- **Task to carry out**: Your task is to copy the listing exactly. Drop any pictures from the copy.

- **Collected data**:
######

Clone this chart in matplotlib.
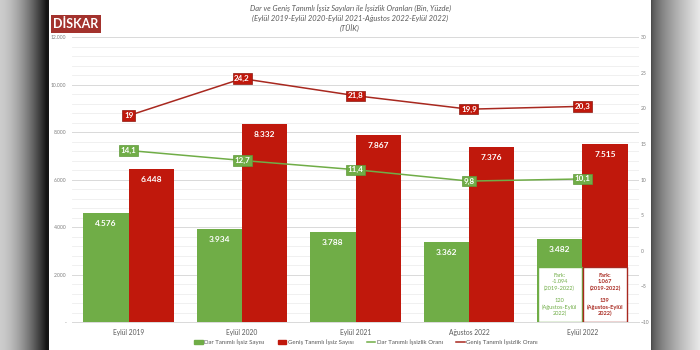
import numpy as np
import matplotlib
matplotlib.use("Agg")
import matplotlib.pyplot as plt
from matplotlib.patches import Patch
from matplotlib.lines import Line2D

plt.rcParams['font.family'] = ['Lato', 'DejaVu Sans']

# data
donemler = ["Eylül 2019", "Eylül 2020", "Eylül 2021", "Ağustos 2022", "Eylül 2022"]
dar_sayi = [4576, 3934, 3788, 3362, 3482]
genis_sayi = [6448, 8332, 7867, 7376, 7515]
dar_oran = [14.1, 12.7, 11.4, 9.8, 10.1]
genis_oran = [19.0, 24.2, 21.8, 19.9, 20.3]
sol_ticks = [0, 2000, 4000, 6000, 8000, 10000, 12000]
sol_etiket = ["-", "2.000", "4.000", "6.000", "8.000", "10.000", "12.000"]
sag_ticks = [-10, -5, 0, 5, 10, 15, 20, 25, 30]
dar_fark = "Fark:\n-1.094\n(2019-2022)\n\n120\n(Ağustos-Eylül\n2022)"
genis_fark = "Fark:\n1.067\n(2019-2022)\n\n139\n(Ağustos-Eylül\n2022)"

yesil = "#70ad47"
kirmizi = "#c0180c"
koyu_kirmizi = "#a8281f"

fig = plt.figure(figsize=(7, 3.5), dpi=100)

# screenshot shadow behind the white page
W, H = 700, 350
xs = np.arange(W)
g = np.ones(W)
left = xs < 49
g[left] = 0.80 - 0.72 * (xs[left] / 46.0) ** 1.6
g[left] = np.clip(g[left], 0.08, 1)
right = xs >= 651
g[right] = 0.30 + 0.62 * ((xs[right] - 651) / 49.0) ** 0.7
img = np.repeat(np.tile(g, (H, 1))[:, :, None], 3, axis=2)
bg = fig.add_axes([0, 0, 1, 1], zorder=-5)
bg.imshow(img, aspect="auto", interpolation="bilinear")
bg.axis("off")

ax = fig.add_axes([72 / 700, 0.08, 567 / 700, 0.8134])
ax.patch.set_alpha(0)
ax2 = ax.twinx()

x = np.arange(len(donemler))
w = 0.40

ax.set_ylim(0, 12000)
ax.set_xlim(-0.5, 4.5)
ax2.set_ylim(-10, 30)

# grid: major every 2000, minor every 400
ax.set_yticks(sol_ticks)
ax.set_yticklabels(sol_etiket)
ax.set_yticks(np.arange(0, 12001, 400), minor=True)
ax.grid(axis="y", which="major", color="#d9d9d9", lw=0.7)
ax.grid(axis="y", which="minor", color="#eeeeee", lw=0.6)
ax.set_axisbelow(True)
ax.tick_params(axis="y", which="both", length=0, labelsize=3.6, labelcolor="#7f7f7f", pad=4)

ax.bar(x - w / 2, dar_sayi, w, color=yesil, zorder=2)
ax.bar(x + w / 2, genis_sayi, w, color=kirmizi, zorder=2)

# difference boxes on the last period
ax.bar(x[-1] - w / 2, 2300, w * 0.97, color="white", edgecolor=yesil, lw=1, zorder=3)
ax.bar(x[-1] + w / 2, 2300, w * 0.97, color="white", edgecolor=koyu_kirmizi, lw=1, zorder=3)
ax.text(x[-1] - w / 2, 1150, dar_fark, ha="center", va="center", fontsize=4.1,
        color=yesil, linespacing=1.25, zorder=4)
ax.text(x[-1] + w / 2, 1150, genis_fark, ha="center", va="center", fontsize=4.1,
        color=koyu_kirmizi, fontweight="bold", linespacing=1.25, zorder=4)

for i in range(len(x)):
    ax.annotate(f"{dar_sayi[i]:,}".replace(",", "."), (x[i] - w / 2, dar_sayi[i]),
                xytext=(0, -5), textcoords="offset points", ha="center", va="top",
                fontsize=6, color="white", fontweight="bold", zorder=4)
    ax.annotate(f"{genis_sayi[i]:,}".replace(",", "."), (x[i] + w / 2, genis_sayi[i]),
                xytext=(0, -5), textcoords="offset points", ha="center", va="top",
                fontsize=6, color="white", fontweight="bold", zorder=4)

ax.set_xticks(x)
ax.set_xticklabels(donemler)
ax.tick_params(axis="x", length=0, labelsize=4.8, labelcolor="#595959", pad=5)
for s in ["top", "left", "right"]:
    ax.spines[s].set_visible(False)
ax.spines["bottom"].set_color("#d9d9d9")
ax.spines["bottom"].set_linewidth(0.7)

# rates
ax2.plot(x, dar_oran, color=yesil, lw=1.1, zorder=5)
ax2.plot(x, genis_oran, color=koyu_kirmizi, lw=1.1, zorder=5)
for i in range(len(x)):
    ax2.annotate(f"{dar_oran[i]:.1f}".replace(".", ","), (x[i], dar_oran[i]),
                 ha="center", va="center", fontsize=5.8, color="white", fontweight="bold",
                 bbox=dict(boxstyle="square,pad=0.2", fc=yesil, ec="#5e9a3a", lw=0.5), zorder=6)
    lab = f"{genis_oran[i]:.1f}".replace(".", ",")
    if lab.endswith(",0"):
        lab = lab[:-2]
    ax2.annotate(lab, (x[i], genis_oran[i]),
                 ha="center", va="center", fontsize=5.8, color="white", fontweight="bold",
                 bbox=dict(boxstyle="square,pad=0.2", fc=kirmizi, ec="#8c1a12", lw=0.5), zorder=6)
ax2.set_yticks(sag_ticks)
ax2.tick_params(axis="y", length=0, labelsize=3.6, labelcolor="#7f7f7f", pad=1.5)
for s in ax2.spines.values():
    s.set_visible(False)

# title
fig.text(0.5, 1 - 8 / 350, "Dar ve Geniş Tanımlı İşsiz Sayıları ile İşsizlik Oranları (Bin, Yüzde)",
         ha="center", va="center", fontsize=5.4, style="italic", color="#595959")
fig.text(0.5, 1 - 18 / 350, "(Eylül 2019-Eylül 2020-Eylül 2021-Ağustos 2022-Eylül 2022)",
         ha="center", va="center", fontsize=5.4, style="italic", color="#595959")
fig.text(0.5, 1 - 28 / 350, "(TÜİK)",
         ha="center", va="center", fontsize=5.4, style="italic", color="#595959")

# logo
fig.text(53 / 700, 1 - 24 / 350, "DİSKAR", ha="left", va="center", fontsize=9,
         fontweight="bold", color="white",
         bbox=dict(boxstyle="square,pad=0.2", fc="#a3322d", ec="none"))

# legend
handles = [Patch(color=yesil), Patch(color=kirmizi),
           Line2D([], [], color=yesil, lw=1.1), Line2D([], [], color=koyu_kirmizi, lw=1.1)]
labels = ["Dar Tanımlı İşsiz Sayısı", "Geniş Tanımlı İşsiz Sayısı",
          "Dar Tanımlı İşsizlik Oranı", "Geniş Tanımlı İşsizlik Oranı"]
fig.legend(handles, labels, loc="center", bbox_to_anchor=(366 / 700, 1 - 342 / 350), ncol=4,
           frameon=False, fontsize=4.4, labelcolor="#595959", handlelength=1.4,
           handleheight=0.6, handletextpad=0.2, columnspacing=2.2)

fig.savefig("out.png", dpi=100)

######

- **The output**:
Clone this chart in matplotlib.
import numpy as np
import matplotlib
matplotlib.use("Agg")
import matplotlib.pyplot as plt
from matplotlib.patches import Patch
from matplotlib.lines import Line2D

plt.rcParams['font.family'] = ['Lato', 'DejaVu Sans']

# data
donemler = ["Eylül 2019", "Eylül 2020", "Eylül 2021", "Ağustos 2022", "Eylül 2022"]
dar_sayi = [4576, 3934, 3788, 3362, 3482]
genis_sayi = [6448, 8332, 7867, 7376, 7515]
dar_oran = [14.1, 12.7, 11.4, 9.8, 10.1]
genis_oran = [19.0, 24.2, 21.8, 19.9, 20.3]
sol_ticks = [0, 2000, 4000, 6000, 8000, 10000, 12000]
sol_etiket = ["-", "2.000", "4.000", "6.000", "8.000", "10.000", "12.000"]
sag_ticks = [-10, -5, 0, 5, 10, 15, 20, 25, 30]
dar_fark = "Fark:\n-1.094\n(2019-2022)\n\n120\n(Ağustos-Eylül\n2022)"
genis_fark = "Fark:\n1.067\n(2019-2022)\n\n139\n(Ağustos-Eylül\n2022)"

yesil = "#70ad47"
kirmizi = "#c0180c"
koyu_kirmizi = "#a8281f"

fig = plt.figure(figsize=(7, 3.5), dpi=100)

# screenshot shadow behind the white page
W, H = 700, 350
xs = np.arange(W)
g = np.ones(W)
left = xs < 49
g[left] = 0.80 - 0.72 * (xs[left] / 46.0) ** 1.6
g[left] = np.clip(g[left], 0.08, 1)
right = xs >= 651
g[right] = 0.30 + 0.62 * ((xs[right] - 651) / 49.0) ** 0.7
img = np.repeat(np.tile(g, (H, 1))[:, :, None], 3, axis=2)
bg = fig.add_axes([0, 0, 1, 1], zorder=-5)
bg.imshow(img, aspect="auto", interpolation="bilinear")
bg.axis("off")

ax = fig.add_axes([72 / 700, 0.08, 567 / 700, 0.8134])
ax.patch.set_alpha(0)
ax2 = ax.twinx()

x = np.arange(len(donemler))
w = 0.40

ax.set_ylim(0, 12000)
ax.set_xlim(-0.5, 4.5)
ax2.set_ylim(-10, 30)

# grid: major every 2000, minor every 400
ax.set_yticks(sol_ticks)
ax.set_yticklabels(sol_etiket)
ax.set_yticks(np.arange(0, 12001, 400), minor=True)
ax.grid(axis="y", which="major", color="#d9d9d9", lw=0.7)
ax.grid(axis="y", which="minor", color="#eeeeee", lw=0.6)
ax.set_axisbelow(True)
ax.tick_params(axis="y", which="both", length=0, labelsize=3.6, labelcolor="#7f7f7f", pad=4)

ax.bar(x - w / 2, dar_sayi, w, color=yesil, zorder=2)
ax.bar(x + w / 2, genis_sayi, w, color=kirmizi, zorder=2)

# difference boxes on the last period
ax.bar(x[-1] - w / 2, 2300, w * 0.97, color="white", edgecolor=yesil, lw=1, zorder=3)
ax.bar(x[-1] + w / 2, 2300, w * 0.97, color="white", edgecolor=koyu_kirmizi, lw=1, zorder=3)
ax.text(x[-1] - w / 2, 1150, dar_fark, ha="center", va="center", fontsize=4.1,
        color=yesil, linespacing=1.25, zorder=4)
ax.text(x[-1] + w / 2, 1150, genis_fark, ha="center", va="center", fontsize=4.1,
        color=koyu_kirmizi, fontweight="bold", linespacing=1.25, zorder=4)

for i in range(len(x)):
    ax.annotate(f"{dar_sayi[i]:,}".replace(",", "."), (x[i] - w / 2, dar_sayi[i]),
                xytext=(0, -5), textcoords="offset points", ha="center", va="top",
                fontsize=6, color="white", fontweight="bold", zorder=4)
    ax.annotate(f"{genis_sayi[i]:,}".replace(",", "."), (x[i] + w / 2, genis_sayi[i]),
                xytext=(0, -5), textcoords="offset points", ha="center", va="top",
                fontsize=6, color="white", fontweight="bold", zorder=4)

ax.set_xticks(x)
ax.set_xticklabels(donemler)
ax.tick_params(axis="x", length=0, labelsize=4.8, labelcolor="#595959", pad=5)
for s in ["top", "left", "right"]:
    ax.spines[s].set_visible(False)
ax.spines["bottom"].set_color("#d9d9d9")
ax.spines["bottom"].set_linewidth(0.7)

# rates
ax2.plot(x, dar_oran, color=yesil, lw=1.1, zorder=5)
ax2.plot(x, genis_oran, color=koyu_kirmizi, lw=1.1, zorder=5)
for i in range(len(x)):
    ax2.annotate(f"{dar_oran[i]:.1f}".replace(".", ","), (x[i], dar_oran[i]),
                 ha="center", va="center", fontsize=5.8, color="white", fontweight="bold",
                 bbox=dict(boxstyle="square,pad=0.2", fc=yesil, ec="#5e9a3a", lw=0.5), zorder=6)
    lab = f"{genis_oran[i]:.1f}".replace(".", ",")
    if lab.endswith(",0"):
        lab = lab[:-2]
    ax2.annotate(lab, (x[i], genis_oran[i]),
                 ha="center", va="center", fontsize=5.8, color="white", fontweight="bold",
                 bbox=dict(boxstyle="square,pad=0.2", fc=kirmizi, ec="#8c1a12", lw=0.5), zorder=6)
ax2.set_yticks(sag_ticks)
ax2.tick_params(axis="y", length=0, labelsize=3.6, labelcolor="#7f7f7f", pad=1.5)
for s in ax2.spines.values():
    s.set_visible(False)

# title
fig.text(0.5, 1 - 8 / 350, "Dar ve Geniş Tanımlı İşsiz Sayıları ile İşsizlik Oranları (Bin, Yüzde)",
         ha="center", va="center", fontsize=5.4, style="italic", color="#595959")
fig.text(0.5, 1 - 18 / 350, "(Eylül 2019-Eylül 2020-Eylül 2021-Ağustos 2022-Eylül 2022)",
         ha="center", va="center", fontsize=5.4, style="italic", color="#595959")
fig.text(0.5, 1 - 28 / 350, "(TÜİK)",
         ha="center", va="center", fontsize=5.4, style="italic", color="#595959")

# logo
fig.text(53 / 700, 1 - 24 / 350, "DİSKAR", ha="left", va="center", fontsize=9,
         fontweight="bold", color="white",
         bbox=dict(boxstyle="square,pad=0.2", fc="#a3322d", ec="none"))

# legend
handles = [Patch(color=yesil), Patch(color=kirmizi),
           Line2D([], [], color=yesil, lw=1.1), Line2D([], [], color=koyu_kirmizi, lw=1.1)]
labels = ["Dar Tanımlı İşsiz Sayısı", "Geniş Tanımlı İşsiz Sayısı",
          "Dar Tanımlı İşsizlik Oranı", "Geniş Tanımlı İşsizlik Oranı"]
fig.legend(handles, labels, loc="center", bbox_to_anchor=(366 / 700, 1 - 342 / 350), ncol=4,
           frameon=False, fontsize=4.4, labelcolor="#595959", handlelength=1.4,
           handleheight=0.6, handletextpad=0.2, columnspacing=2.2)

fig.savefig("out.png", dpi=100)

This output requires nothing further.